Listeners got to "see" it all on the radio

If radio is the “theater of the mind” as its millions of proponents suggest, then picture this: building a custom-made home entertainment center with HD video and audio as its focal points and no wires to be found anywhere — and doing it all on the radio.

The “In the House” radio show, a decade-old program aired on WFLA-AM in Orlando, Fla., first got some potential listeners’ attention by demolishing an existing two bedroom cottage and vowing to build a replacement house in its place. And a big part of the project was a “mandate” that the new main entertainment center was to be located in the living room, hard-wired for 5.1 surround sound, with an eye-level, wall-mounted, large flat-panel HD panel — using no visible wiring or cabling for power, audio and video.

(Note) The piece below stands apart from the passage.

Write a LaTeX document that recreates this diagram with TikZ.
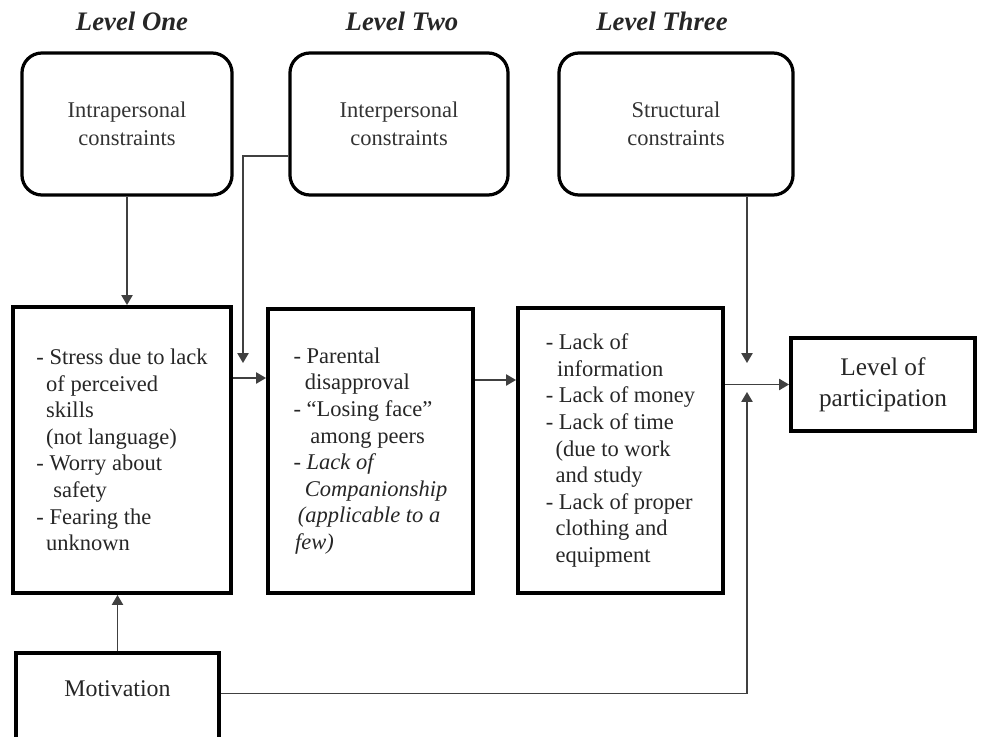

Also, the garage was to be hard-wired for a wall-mounted TV to allow dual-viewing of HD in both the living room and garage, according to Gefen, which makes HD cables and splitters and made these and others its HD-centric products available to the show.

Following installation of a new audio/video system during the radio coverage, a main goal was to avoid post-installation drilling or cutting into the finished drywall to run cables. So the radio co-hosts synchronized the garage’s A/V system to the living room in order to keep costs down — thus allowing the option of viewing the same HD content in the garage and living room without using two cable boxes. This shared viewing was enabled (not surprisingly) by a Gefen 1:2 Splitter for HDMI v1.3. (Two long Gefen HDMI cables were hard-wired into the walls for HD connectivity.)

After the in-wall wiring was complete, the drywall was mounted and the audio/video installation was completed. And listeners got to “see” it all on the radio.